Gelelim bu işin en başına... John E. Douglas'ın başarılı bir profil çıkarma uzmanı oluşu, "Deliller böyle efendim" yaklaşımındaki geleneksel FBI ajanlarının aksine, işinin en göz korkutucu yanının görüşleri alıp satmak oluşuydu; çünkü canavarca hislerle cinayet işleyenlerin davranış psikolojilerini anlamaya yönelik, onlarla röportajlar yapmak elbette ki kolay bir iş değildi. Daha 10 yaşındayken bir kediyi canlı canlı ateşe atan, 15 yaşında babaannesini tüfekle vurup üstüne bir de bıçaklamaya devam eden, kadınları öldürdükten sonra onlarla cinsel ilişkiye giren Edmund Kemper'in nasıl bir ruh dünyasına sahip olduğunu ölçmeye çalışmak çocuk oyuncağı olamazdı zaten sanırım. Hele ki "Davranış kişiliğin yansımasıdır. Gelecekteki şiddetin en iyi göstergesi, geçmiş şiddettir. Suçlu zihnini anlamak istiyorsan doğrudan kaynağa gitmeli ve sana söylediklerinin şifresini öğrenmelisin." diyen Douglas için.

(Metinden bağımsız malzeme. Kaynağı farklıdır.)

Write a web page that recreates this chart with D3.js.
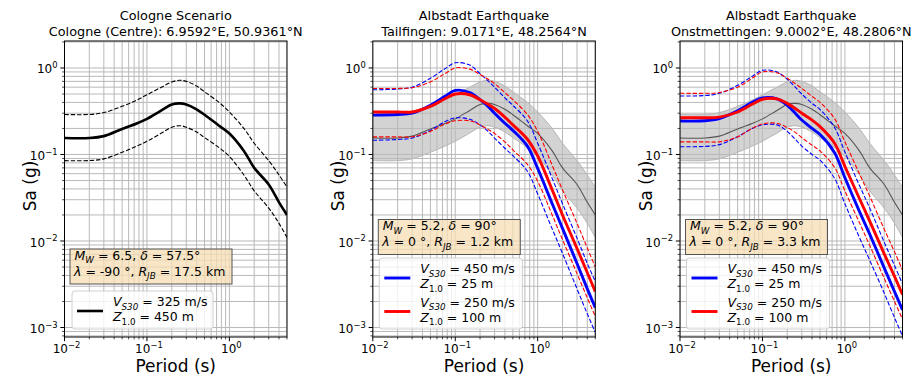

İHTİYAÇ DUYDUĞUMUZ ŞEY SEVGİ!
John E. Douglas, çalışma arkadaşlarıyla beraber Charles Milles Manson'dan Jerry Brudos'a, Montie Rissell'den David Berkowitz'e kadar pek çok sosyopat katille yaptıkları görüşmelere yer verdiği Zihin Avcısı'nın bazı kısımlarında kendi çocukluk, gençlik ve aile hayatına da değiniyor. Kitapta, adının az kalsın annesinin kızlık soyadı olan Holmes olabileceğine, hayvanlara olan aşırı ilgisiyle veteriner olmayı düşünüşüne, okulda doğal bir yetenek olarak 'hikâye anlatma' gibi becerilerine ve hayatına dair pek çok şeye daha rastlıyoruz. Douglas kitabın sonunda, en başından beri karşı olduğu 'doğuştan suçlu' kavramına 25 yıllık gözlemleri sonucunda yine aynı taraftan bakıyor: Büyüme evresinde şiddetli bir olumsuz etki bırakan kişi, bunun yerine olumlu bir etki de bırakabilirdi. Yani asıl olarak inandığım şey şu, daha fazla para, daha fazla polis, ve daha fazla cezaevinin yanı sıra, en ihtiyaç duyduğumuz şey sevgi!